(CNN) The surface of Mars is covered in intriguing features that suggest hints about the planet's past and the water that once existed on its surface.
New research has suggested that some lava-like formations on Mars are actually the product of mud that flowed like lava — not unlike traditional volcanoes like the ones we have on Earth.
The study published Monday in the journal Nature Geoscience.
For years, Petr Brož, a researcher at the Institute of Geophysics of the Czech Academy of Sciences has been fascinated by detailed satellite images showing unique features on the Martian surface. Tens of thousands of kilometer-high steep cones are spread across Mars' northern hemisphere, and each cone bears a small crater on top.
Brož wanted to know if they were formed by magma or mud. But in order to study this, Brož and his colleagues would have to establish how mud might behave on the Martian surface. But none of the researchers who he asked knew.
Brož found a way to test how mud might react on Mars when he met Manish Patel, a senior lecturer in planetary sciences at The Open University who has also worked on multiple instruments for robotic space missions, including the European Space Agency's ExoMars rover that will launch in 2022.
The Open University has the Mars Chamber, a low-pressure chamber that can reproduce Mars' atmospheric pressure and composition, as well as its surface temperature, Brož said in an email to CNN. Although it's still influenced by Earth's gravity, rather than that of Mars, it's the closest researchers can get to performing experiments on Mars.
It's 3 feet in diameter and 5.9 feet long, and during Brož's experiments, things got a little messy. For a month, they averaged 10 hours a day in the lab, "playing with mud" to test what it might do on Mars.
When the chamber was set to negative 4 degrees Fahrenheit, they poured the mud. Surprisingly, the mud did not freeze immediately. Instead, it formed an icy crust over the liquid mud inside. Liquid mud would then spill from cracks in the frozen crust, which then refreeze.
Due to the simulated Martian conditions, such as the low atmospheric pressure, the water became unstable and boiled and evaporated. This caused the mud to eventually cool and freeze.
The formations created by this process look similar to "ropy" lava flows in Hawaii and Iceland, where undulating surfaces form as the lava slowly cools.
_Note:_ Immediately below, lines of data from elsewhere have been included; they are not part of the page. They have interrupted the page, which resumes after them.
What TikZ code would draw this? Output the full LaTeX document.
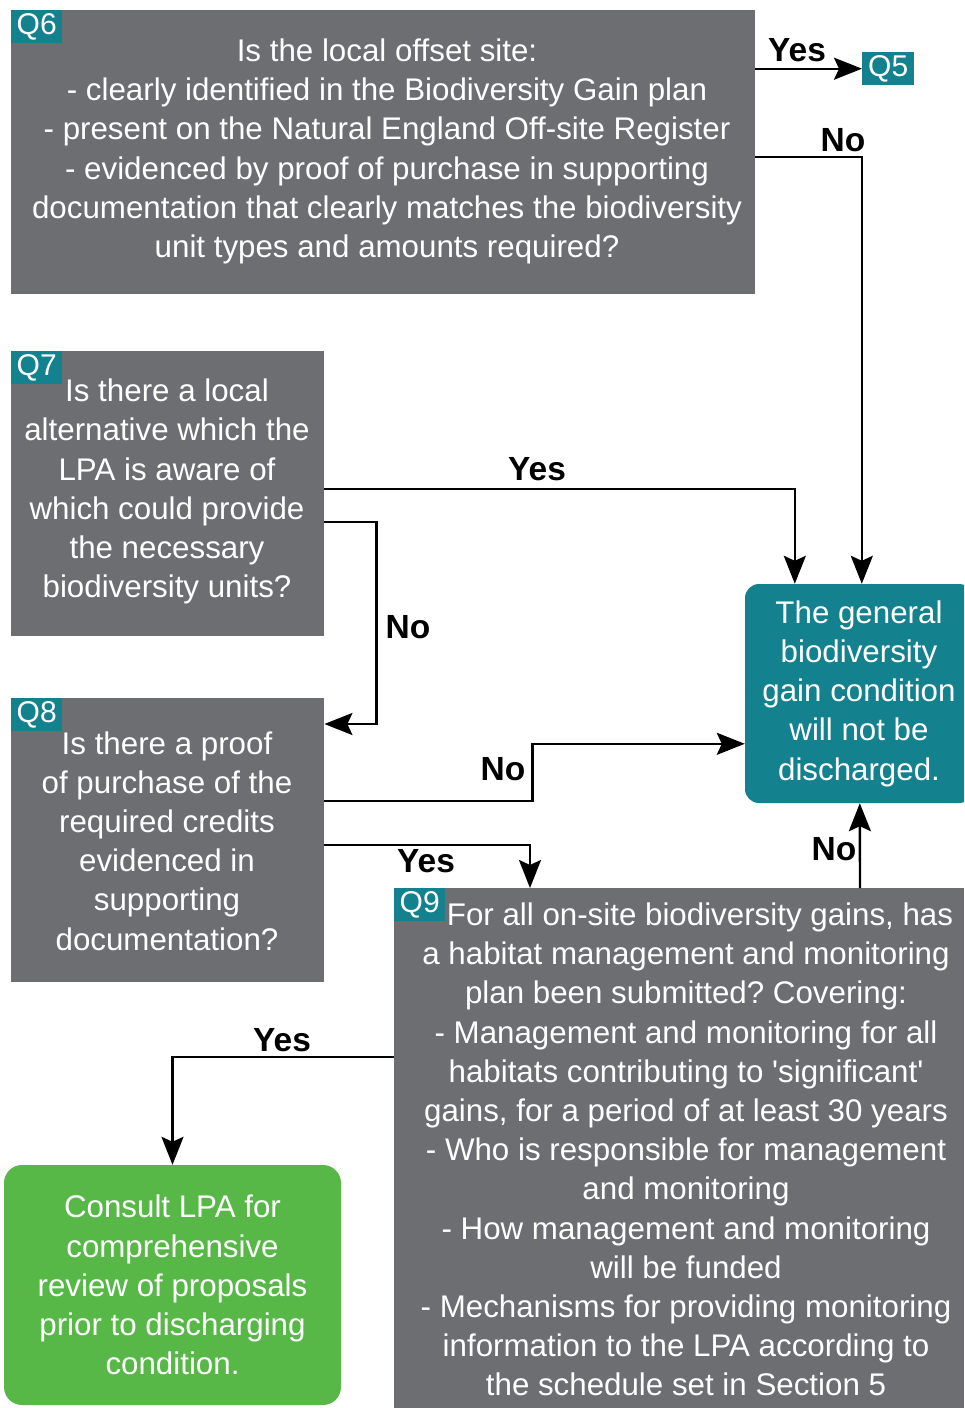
\documentclass[tikz,border=0pt]{standalone}
\usepackage{fontspec}
\setmainfont{Liberation Sans}
% same face without the TeX quote mapping, for straight apostrophes
\newfontfamily\rawfont{Liberation Sans}
\usetikzlibrary{arrows.meta,calc}
\definecolor{boxgrey}{HTML}{6D6E71}
\definecolor{tagteal}{HTML}{14818F}
\definecolor{okgreen}{HTML}{57B848}
\newcommand{\sq}{{\rawfont'}}
\frenchspacing
\begin{document}
\begin{tikzpicture}[x=1pt,y=-1pt,
  qbox/.style={fill=boxgrey, inner sep=0pt, anchor=north west},
  qtag/.style={fill=tagteal, text=white, inner sep=0pt, minimum width=51pt,
    minimum height=33pt, anchor=north west, font=\fontsize{30}{32}\selectfont},
  body/.style={text=white, align=center, inner sep=0pt,
    font=\fontsize{31.3}{39.2}\selectfont},
  flow/.style={line width=2.4pt, -{Stealth[length=28pt,width=22pt,inset=5pt]}},
  ans/.style={font=\bfseries\fontsize{33.5}{36}\selectfont, inner sep=0pt}
]
\useasboundingbox (0,0) rectangle (964,1408);
\fill[white] (0,0) rectangle (964,1408);
\clip (0,0) rectangle (964,1408);

% question boxes
\node[qbox, minimum width=744pt, minimum height=284pt] (q6) at (11,10) {};
\node[qbox, minimum width=313pt, minimum height=285pt] (q7) at (11,351) {};
\node[qbox, minimum width=313pt, minimum height=284pt] (q8) at (11,698) {};
\node[qbox, minimum width=570pt, minimum height=520pt] (q9) at (394,888) {};

% outcome boxes
\node[fill=tagteal, rounded corners=14pt, minimum width=228pt, minimum height=219pt,
  body] (res) at (859,693.5) {The general\\biodiversity\\gain condition\\will not be\\discharged.};
\node[fill=okgreen, rounded corners=18pt, minimum width=337pt, minimum height=240pt,
  body] (consult) at (172.5,1285) {Consult LPA for\\comprehensive\\review of proposals\\prior to discharging\\condition.};

% question texts
\node[body] (q6txt) at (387,151.5) {Is the local offset site:\\
- clearly identified in the Biodiversity Gain plan\\
- present on the Natural England Off-site Register\\
- evidenced by proof of purchase in supporting\\
documentation that clearly matches the biodiversity\\
unit types and amounts required?};
\node[body] (q7txt) at (167,491.5) {Is there a local\\alternative which the\\LPA is aware of\\which could provide\\the necessary\\biodiversity units?};
\node[body] (q8txt) at (167,841) {Is there a proof\\of purchase of the\\required credits\\evidenced in\\supporting\\documentation?};
\node[body] (q9txt) at (686,1149.5) {\hspace{28pt}For all on-site biodiversity gains, has\\
a habitat management and monitoring\\
plan been submitted? Covering:\\
- Management and monitoring for all\\
habitats contributing to \sq significant\sq\\
gains, for a period of at least 30 years\\
- Who is responsible for management\\
and monitoring\\
- How management and monitoring\\
will be funded\\
- Mechanisms for providing monitoring\\
information to the LPA according to\\
the schedule set in Section 5};

% question tags
\node[qtag] (q6tag) at (11,10) {Q6};
\node[qtag] (q7tag) at (11,351) {Q7};
\node[qtag] (q8tag) at (11,698) {Q8};
\node[qtag] (q9tag) at (394,888) {Q9};
\node[qtag, minimum width=52pt] (q5) at (862,52) {Q5};

% connectors
\draw[flow] (q6.east |- q5.west) -- (q5.west);
\draw[flow] ($(q6.north east)+(0,147)$) -| ($(res.north west)+(117,0)$);
\draw[flow] ($(q7.north east)+(0,138)$) -| ($(res.north west)+(50,0)$);
\draw[flow] ($(q7.north east)+(0,171)$) -- ++(52,0) |- ($(q8.north east)+(0,26)$);
\draw[flow] ($(q8.north east)+(0,103)$) -- ++(208,0) |- ($(res.north west)+(0,160)$);
\draw[flow] ($(q8.north east)+(0,147)$) -| ($(q9.north west)+(136,0)$);
\draw[flow] ($(q9.north west)+(466,0)$) -- ($(res.south west)+(115,0)$);
\draw[flow] ($(q9.north west)+(0,169)$) -| (consult.north);

% answer labels
\node[ans] (a6yes) at (797,50) {Yes};
\node[ans] (a6no) at (843,140) {No};
\node[ans] (a7yes) at (537,469) {Yes};
\node[ans] (a7no) at (408,627) {No};
\node[ans] (a8no) at (503,769) {No};
\node[ans] (a8yes) at (426,861) {Yes};
\node[ans] (a9no) at (834,849) {No};
\node[ans] (a9yes) at (282,1040) {Yes};
\end{tikzpicture}
\end{document}
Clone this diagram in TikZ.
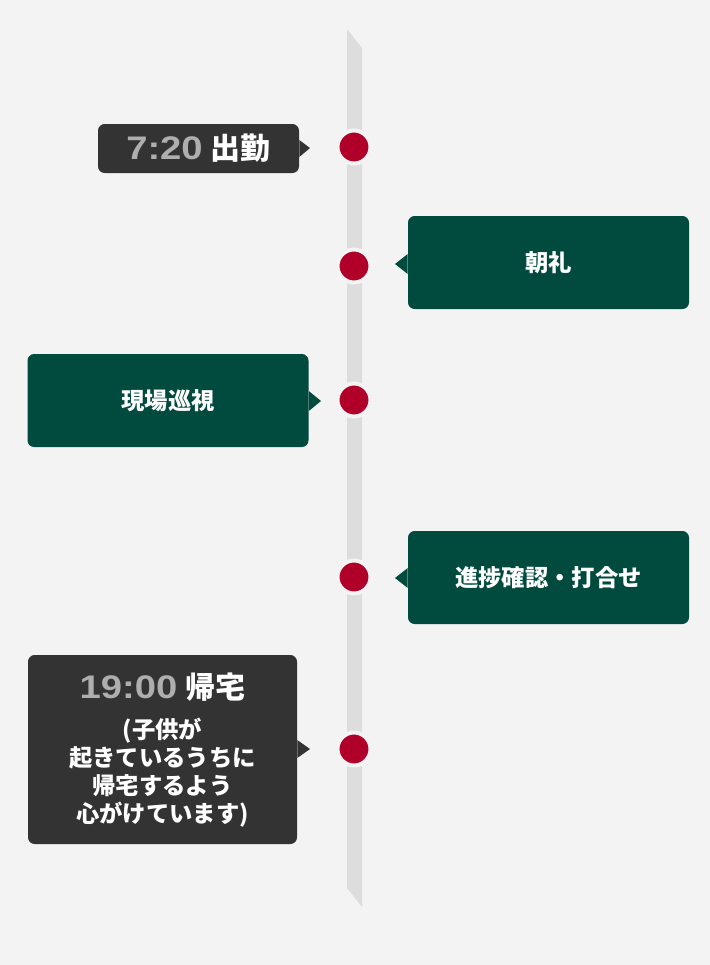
\documentclass[tikz,border=0pt]{standalone}
\usepackage{fontspec}
\setmainfont{Noto Sans CJK JP}
\newfontfamily\jp{Noto Sans CJK JP}
\newfontfamily\digits{Liberation Sans}[FakeStretch=1.17]
\definecolor{bgc}{HTML}{F3F3F3}
\definecolor{barc}{HTML}{DDDDDD}
\definecolor{dotc}{HTML}{B0002A}
\definecolor{greenc}{HTML}{004A3E}
\definecolor{darkc}{HTML}{333333}
\definecolor{timec}{HTML}{AEAEAE}
\tikzset{
  dotmark/.style={circle, fill=dotc, draw=bgc, line width=3pt, minimum size=33*0.75pt, inner sep=0pt},
  greenbox/.style={fill=greenc, rounded corners=5pt, minimum width=281*0.75pt, minimum height=93*0.75pt, inner sep=0pt, text=white, font=\jp\bfseries\fontsize{17.5pt}{20pt}\selectfont},
  darkbox/.style={fill=darkc, rounded corners=5pt, inner sep=0pt, text=white, align=center},
}
\begin{document}
\begin{tikzpicture}[x=0.75pt,y=-0.75pt]
\useasboundingbox (0,0) rectangle (710,965);
\fill[bgc] (0,0) rectangle (710,965);
% timeline bar
\fill[barc] (347,29) -- (362,48) -- (362,907) -- (347,888) -- cycle;
% dots
\node[dotmark] (d1) at (354,147) {};
\node[dotmark] (d2) at (354,266) {};
\node[dotmark] (d3) at (354,400) {};
\node[dotmark] (d4) at (354,577) {};
\node[dotmark] (d5) at (354,749) {};
% box 1
\node[darkbox, minimum width=201*0.75pt, minimum height=49*0.75pt] (b1) at (198.5,148.5)
  {{\digits\bfseries\fontsize{24.5pt}{26pt}\selectfont\color{timec}7:20}\hspace{6pt}{\jp\bfseries\fontsize{22.5pt}{26pt}\selectfont 出勤}};
\fill[darkc] (b1.east |- 0,140) -- (310,148) -- (b1.east |- 0,157) -- cycle;
% box 2
\node[greenbox] (b2) at (548.5,262.5) {朝礼};
\fill[greenc] (b2.west |- 0,254) -- (395,264) -- (b2.west |- 0,274) -- cycle;
% box 3
\node[greenbox] (b3) at (168,400.5) {現場巡視};
\fill[greenc] (b3.east |- 0,391) -- (321,401) -- (b3.east |- 0,411) -- cycle;
% box 4
\node[greenbox] (b4) at (548.5,577.5) {進捗確認・打合せ};
\fill[greenc] (b4.west |- 0,568) -- (395,578) -- (b4.west |- 0,588) -- cycle;
% box 5
\node[darkbox, minimum width=269*0.75pt, minimum height=189*0.75pt] (b5) at (162.5,749.5) {};
\fill[darkc] (b5.east |- 0,740) -- (310,749) -- (b5.east |- 0,758) -- cycle;
\node[text=white, inner sep=0pt] (t5) at (162.5,687)
  {{\digits\bfseries\fontsize{24.5pt}{26pt}\selectfont\color{timec}19:00}\hspace{6pt}{\jp\bfseries\fontsize{22.5pt}{26pt}\selectfont 帰宅}};
\node[text=white, inner sep=0pt, align=center, font=\jp\bfseries\fontsize{17.5pt}{21pt}\selectfont] (s5) at (162.5,773)
  {(子供が\\起きているうちに\\帰宅するよう\\心がけています)};
\end{tikzpicture}
\end{document}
Compared to experiments with mud at Earth's atmospheric pressure, the mud didn't form an icy crust, expand or create lava shapes even as the temperature dropped.
Brož didn't expect that mud might move like lava on other planets and said this has "shaken my world a bit."
It's likely that those cones on the Martian surface are in fact sedimentary volcanoes where mud is brought up to the surface from a depth of hundreds of feet to even more than a mile below it. "Sedimentary volcanoes work as a window to the subsurface," he said.
The conical features can be found in the same area where long, wide channels left their mark on the Martian surface, revealing where giant floods likely erupted from beneath the surface. And this could have led to sedimentary volcanism, where pieces of rock and water erupt as mud.
The presence of mud suggested something else that once existed on Mars: water. Mars likely had a warm stable environment, atmosphere and global magnetic field that allowed water to exist on the surface billions of years ago.
"If these features are indeed results of sedimentary volcanism, this is saying to us that in these areas somewhere in the subsurface has to be a source of mud," Brož said. "In other words, there has to be, or had to be, some sort of aquifer containing liquid water to mobilize the fine-grained sediments and take them to the surface of Mars."
It's hard to estimate the age of the cones, but they're definitely younger than the flat plains they sit on. Brož estimated that they could be between a few hundreds of millions to 2 billion years old.
This makes studying Mars a little more difficult in the future.
"Mud flows can look quite similar as magmatic lava flows on Mars," Brož said. "So in principle we are complicating the future exploration of Mars via satellite images, as we are proposing that two very different mechanisms caused similarly looking features, which will be hard to distinguish from each other."
If the flows are attributed to magma, that means a source of magma and heat must be present nearby below the surface. And if it's sedimentary or muddy, that suggests liquid water — and heat that keeps the water liquid, below the surface.
Brož believed that this kind of sedimentary, or mud volcanism, could be present in other places throughout our solar system like Ceres, a dwarf planet between Mars and Jupiter in the asteroid belt.
Some features on its surface, like the Ahuna Mons mountain, as well as bright deposits in the Occator crater, could be caused by water, rocks and salts brought to the surface. This suggests that liquid water, and maybe even a muddy water ocean, may be beneath the dwarf planet's icy crust.
The same could be true of other icy moons, like Jupiter's moon Europa, Saturn's moon Enceladus or Uranus' moon Triton.
In the future, Brož wants to test more mud in the Mars Chamber under different conditions.
During one experiment with mud in the chamber, pieces of mud actually levitated because the gases releasing from the mud were able to lift it for a period of time. Those results will be shared in a future study, he said.